DATA EXCERPT:
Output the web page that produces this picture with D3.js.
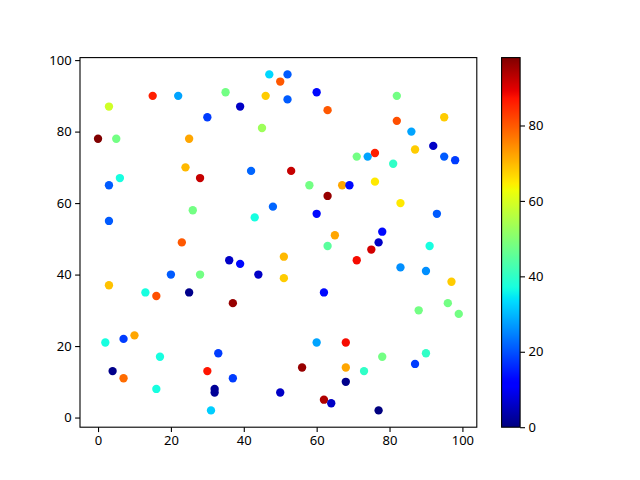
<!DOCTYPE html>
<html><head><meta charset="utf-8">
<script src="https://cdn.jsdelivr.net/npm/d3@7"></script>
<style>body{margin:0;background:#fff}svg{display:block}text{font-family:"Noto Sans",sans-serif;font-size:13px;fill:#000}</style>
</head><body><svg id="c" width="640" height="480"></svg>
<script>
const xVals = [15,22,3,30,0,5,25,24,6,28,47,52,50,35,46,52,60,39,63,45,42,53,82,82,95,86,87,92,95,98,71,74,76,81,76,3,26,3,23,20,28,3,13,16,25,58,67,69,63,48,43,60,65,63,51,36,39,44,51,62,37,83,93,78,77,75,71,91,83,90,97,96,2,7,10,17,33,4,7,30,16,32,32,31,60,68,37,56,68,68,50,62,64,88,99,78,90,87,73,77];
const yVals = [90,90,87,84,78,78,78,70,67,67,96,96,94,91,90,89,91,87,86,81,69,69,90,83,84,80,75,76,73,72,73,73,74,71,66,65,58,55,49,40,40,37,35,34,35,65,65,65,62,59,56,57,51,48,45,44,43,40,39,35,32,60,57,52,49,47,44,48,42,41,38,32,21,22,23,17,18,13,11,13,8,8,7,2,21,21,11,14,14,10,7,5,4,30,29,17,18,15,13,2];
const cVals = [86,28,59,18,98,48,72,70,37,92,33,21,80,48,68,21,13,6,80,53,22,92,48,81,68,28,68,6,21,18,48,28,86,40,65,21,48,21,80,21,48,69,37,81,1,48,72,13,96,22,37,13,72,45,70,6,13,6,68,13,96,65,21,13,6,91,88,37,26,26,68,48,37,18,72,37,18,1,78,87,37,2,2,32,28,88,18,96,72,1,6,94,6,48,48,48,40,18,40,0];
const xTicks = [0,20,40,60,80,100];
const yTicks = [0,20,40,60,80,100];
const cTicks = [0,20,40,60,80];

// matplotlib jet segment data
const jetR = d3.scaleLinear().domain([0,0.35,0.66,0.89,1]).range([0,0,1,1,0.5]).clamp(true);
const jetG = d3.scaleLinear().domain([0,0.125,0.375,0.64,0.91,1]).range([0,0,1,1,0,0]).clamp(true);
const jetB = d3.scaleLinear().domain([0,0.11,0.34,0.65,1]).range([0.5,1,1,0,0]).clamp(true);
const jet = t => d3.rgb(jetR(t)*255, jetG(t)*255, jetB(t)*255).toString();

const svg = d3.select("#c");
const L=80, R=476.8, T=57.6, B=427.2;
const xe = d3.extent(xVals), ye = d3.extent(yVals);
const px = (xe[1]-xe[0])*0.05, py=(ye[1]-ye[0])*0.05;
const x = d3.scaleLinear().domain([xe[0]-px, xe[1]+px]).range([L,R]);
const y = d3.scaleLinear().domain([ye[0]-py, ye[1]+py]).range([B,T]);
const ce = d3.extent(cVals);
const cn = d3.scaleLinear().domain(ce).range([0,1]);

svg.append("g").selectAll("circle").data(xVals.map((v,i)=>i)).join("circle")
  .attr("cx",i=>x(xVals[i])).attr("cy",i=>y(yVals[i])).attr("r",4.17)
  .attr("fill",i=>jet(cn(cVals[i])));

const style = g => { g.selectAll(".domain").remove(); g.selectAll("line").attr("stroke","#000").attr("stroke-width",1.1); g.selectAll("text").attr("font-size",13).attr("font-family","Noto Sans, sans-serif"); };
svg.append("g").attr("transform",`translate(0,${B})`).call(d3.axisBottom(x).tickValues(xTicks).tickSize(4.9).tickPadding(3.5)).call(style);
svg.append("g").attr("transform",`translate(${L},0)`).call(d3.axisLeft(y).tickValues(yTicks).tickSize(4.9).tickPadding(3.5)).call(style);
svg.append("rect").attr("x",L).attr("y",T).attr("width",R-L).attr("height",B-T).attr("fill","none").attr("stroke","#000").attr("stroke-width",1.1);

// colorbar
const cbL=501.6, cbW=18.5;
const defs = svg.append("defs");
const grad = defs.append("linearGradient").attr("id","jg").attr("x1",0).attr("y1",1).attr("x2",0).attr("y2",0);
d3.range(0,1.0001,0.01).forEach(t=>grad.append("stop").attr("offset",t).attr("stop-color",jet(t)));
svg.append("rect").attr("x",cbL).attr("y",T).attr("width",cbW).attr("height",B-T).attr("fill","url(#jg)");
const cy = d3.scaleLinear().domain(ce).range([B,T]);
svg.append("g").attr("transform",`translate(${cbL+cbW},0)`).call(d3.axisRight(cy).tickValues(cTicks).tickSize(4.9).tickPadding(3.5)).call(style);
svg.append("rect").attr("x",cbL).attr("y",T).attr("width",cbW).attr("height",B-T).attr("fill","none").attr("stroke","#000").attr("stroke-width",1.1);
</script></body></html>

AIM OF THE TASK:
Omit each picture, then return all of the listing exactly as it stands.

COMPLETED TASK:
Output the web page that produces this picture with D3.js.
<!DOCTYPE html>
<html><head><meta charset="utf-8">
<script src="https://cdn.jsdelivr.net/npm/d3@7"></script>
<style>body{margin:0;background:#fff}svg{display:block}text{font-family:"Noto Sans",sans-serif;font-size:13px;fill:#000}</style>
</head><body><svg id="c" width="640" height="480"></svg>
<script>
const xVals = [15,22,3,30,0,5,25,24,6,28,47,52,50,35,46,52,60,39,63,45,42,53,82,82,95,86,87,92,95,98,71,74,76,81,76,3,26,3,23,20,28,3,13,16,25,58,67,69,63,48,43,60,65,63,51,36,39,44,51,62,37,83,93,78,77,75,71,91,83,90,97,96,2,7,10,17,33,4,7,30,16,32,32,31,60,68,37,56,68,68,50,62,64,88,99,78,90,87,73,77];
const yVals = [90,90,87,84,78,78,78,70,67,67,96,96,94,91,90,89,91,87,86,81,69,69,90,83,84,80,75,76,73,72,73,73,74,71,66,65,58,55,49,40,40,37,35,34,35,65,65,65,62,59,56,57,51,48,45,44,43,40,39,35,32,60,57,52,49,47,44,48,42,41,38,32,21,22,23,17,18,13,11,13,8,8,7,2,21,21,11,14,14,10,7,5,4,30,29,17,18,15,13,2];
const cVals = [86,28,59,18,98,48,72,70,37,92,33,21,80,48,68,21,13,6,80,53,22,92,48,81,68,28,68,6,21,18,48,28,86,40,65,21,48,21,80,21,48,69,37,81,1,48,72,13,96,22,37,13,72,45,70,6,13,6,68,13,96,65,21,13,6,91,88,37,26,26,68,48,37,18,72,37,18,1,78,87,37,2,2,32,28,88,18,96,72,1,6,94,6,48,48,48,40,18,40,0];
const xTicks = [0,20,40,60,80,100];
const yTicks = [0,20,40,60,80,100];
const cTicks = [0,20,40,60,80];

// matplotlib jet segment data
const jetR = d3.scaleLinear().domain([0,0.35,0.66,0.89,1]).range([0,0,1,1,0.5]).clamp(true);
const jetG = d3.scaleLinear().domain([0,0.125,0.375,0.64,0.91,1]).range([0,0,1,1,0,0]).clamp(true);
const jetB = d3.scaleLinear().domain([0,0.11,0.34,0.65,1]).range([0.5,1,1,0,0]).clamp(true);
const jet = t => d3.rgb(jetR(t)*255, jetG(t)*255, jetB(t)*255).toString();

const svg = d3.select("#c");
const L=80, R=476.8, T=57.6, B=427.2;
const xe = d3.extent(xVals), ye = d3.extent(yVals);
const px = (xe[1]-xe[0])*0.05, py=(ye[1]-ye[0])*0.05;
const x = d3.scaleLinear().domain([xe[0]-px, xe[1]+px]).range([L,R]);
const y = d3.scaleLinear().domain([ye[0]-py, ye[1]+py]).range([B,T]);
const ce = d3.extent(cVals);
const cn = d3.scaleLinear().domain(ce).range([0,1]);

svg.append("g").selectAll("circle").data(xVals.map((v,i)=>i)).join("circle")
  .attr("cx",i=>x(xVals[i])).attr("cy",i=>y(yVals[i])).attr("r",4.17)
  .attr("fill",i=>jet(cn(cVals[i])));

const style = g => { g.selectAll(".domain").remove(); g.selectAll("line").attr("stroke","#000").attr("stroke-width",1.1); g.selectAll("text").attr("font-size",13).attr("font-family","Noto Sans, sans-serif"); };
svg.append("g").attr("transform",`translate(0,${B})`).call(d3.axisBottom(x).tickValues(xTicks).tickSize(4.9).tickPadding(3.5)).call(style);
svg.append("g").attr("transform",`translate(${L},0)`).call(d3.axisLeft(y).tickValues(yTicks).tickSize(4.9).tickPadding(3.5)).call(style);
svg.append("rect").attr("x",L).attr("y",T).attr("width",R-L).attr("height",B-T).attr("fill","none").attr("stroke","#000").attr("stroke-width",1.1);

// colorbar
const cbL=501.6, cbW=18.5;
const defs = svg.append("defs");
const grad = defs.append("linearGradient").attr("id","jg").attr("x1",0).attr("y1",1).attr("x2",0).attr("y2",0);
d3.range(0,1.0001,0.01).forEach(t=>grad.append("stop").attr("offset",t).attr("stop-color",jet(t)));
svg.append("rect").attr("x",cbL).attr("y",T).attr("width",cbW).attr("height",B-T).attr("fill","url(#jg)");
const cy = d3.scaleLinear().domain(ce).range([B,T]);
svg.append("g").attr("transform",`translate(${cbL+cbW},0)`).call(d3.axisRight(cy).tickValues(cTicks).tickSize(4.9).tickPadding(3.5)).call(style);
svg.append("rect").attr("x",cbL).attr("y",T).attr("width",cbW).attr("height",B-T).attr("fill","none").attr("stroke","#000").attr("stroke-width",1.1);
</script></body></html>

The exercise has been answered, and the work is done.